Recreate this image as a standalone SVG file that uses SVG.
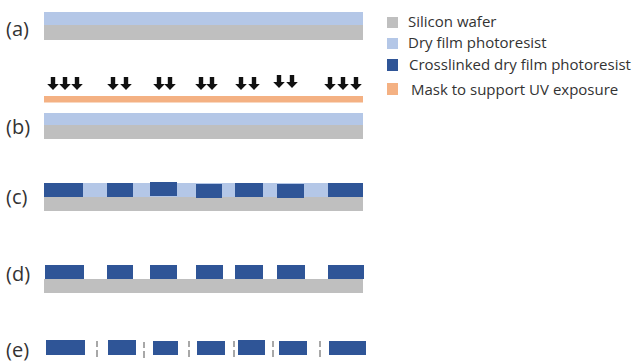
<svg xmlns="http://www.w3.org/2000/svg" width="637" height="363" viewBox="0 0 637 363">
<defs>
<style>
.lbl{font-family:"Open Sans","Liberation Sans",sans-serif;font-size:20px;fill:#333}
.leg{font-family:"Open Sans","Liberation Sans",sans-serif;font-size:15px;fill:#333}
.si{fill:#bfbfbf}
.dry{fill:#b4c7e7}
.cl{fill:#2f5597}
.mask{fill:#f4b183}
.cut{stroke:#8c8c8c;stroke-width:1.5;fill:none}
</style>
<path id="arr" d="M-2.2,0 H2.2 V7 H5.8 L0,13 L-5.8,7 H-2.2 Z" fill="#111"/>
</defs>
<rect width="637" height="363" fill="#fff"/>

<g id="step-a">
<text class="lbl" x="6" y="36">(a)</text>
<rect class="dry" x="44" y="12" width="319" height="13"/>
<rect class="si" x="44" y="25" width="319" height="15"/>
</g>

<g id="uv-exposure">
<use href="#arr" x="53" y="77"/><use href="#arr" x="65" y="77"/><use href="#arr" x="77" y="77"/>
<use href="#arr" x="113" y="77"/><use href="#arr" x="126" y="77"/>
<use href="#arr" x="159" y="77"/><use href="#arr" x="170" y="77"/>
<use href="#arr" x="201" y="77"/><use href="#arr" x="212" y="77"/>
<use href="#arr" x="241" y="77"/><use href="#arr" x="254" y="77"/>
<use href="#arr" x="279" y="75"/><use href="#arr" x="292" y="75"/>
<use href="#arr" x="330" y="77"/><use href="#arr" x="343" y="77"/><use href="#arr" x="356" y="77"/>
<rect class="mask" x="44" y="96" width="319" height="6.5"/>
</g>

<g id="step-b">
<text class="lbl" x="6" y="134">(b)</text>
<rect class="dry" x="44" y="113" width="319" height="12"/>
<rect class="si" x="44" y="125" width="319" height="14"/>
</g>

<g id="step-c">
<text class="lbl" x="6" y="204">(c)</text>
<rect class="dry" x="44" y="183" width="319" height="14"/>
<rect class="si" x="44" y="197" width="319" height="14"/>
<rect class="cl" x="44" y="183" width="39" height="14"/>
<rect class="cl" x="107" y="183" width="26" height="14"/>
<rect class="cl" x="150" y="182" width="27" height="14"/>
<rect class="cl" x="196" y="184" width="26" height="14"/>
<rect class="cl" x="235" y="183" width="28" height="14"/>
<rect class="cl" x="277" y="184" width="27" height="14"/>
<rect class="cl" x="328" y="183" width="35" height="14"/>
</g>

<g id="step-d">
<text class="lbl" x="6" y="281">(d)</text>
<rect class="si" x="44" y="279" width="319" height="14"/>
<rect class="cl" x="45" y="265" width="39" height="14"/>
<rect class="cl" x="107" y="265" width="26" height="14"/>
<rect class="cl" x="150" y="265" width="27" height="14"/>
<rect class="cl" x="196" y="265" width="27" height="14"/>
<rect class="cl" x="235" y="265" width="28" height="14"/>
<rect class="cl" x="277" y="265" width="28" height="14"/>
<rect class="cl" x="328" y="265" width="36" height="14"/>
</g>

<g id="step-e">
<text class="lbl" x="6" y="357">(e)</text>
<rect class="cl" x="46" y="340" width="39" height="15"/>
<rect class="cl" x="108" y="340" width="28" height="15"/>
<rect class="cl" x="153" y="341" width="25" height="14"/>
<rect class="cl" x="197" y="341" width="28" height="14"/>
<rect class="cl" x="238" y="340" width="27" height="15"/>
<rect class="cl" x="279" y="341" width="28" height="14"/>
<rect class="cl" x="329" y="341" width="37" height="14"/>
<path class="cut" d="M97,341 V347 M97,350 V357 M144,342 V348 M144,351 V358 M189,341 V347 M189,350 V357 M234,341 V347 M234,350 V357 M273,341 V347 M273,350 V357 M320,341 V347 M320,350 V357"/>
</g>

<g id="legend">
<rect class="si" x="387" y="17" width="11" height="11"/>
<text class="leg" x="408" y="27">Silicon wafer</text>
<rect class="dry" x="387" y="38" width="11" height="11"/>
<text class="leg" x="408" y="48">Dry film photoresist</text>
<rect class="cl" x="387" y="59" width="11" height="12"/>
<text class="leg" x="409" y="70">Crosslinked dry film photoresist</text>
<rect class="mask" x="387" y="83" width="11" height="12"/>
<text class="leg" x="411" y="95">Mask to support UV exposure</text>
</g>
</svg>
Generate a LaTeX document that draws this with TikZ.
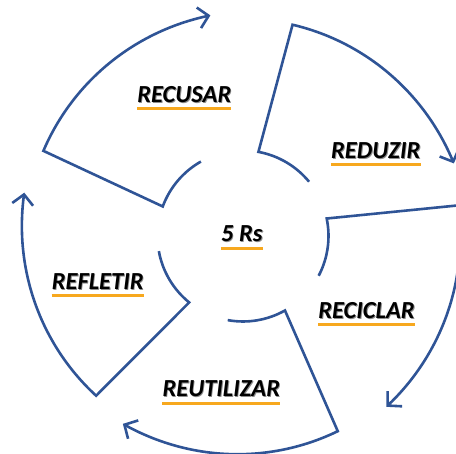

######

TASK GOAL: State only how many lines in the material include "that".

ANSWER TO THE PROBLEM: 2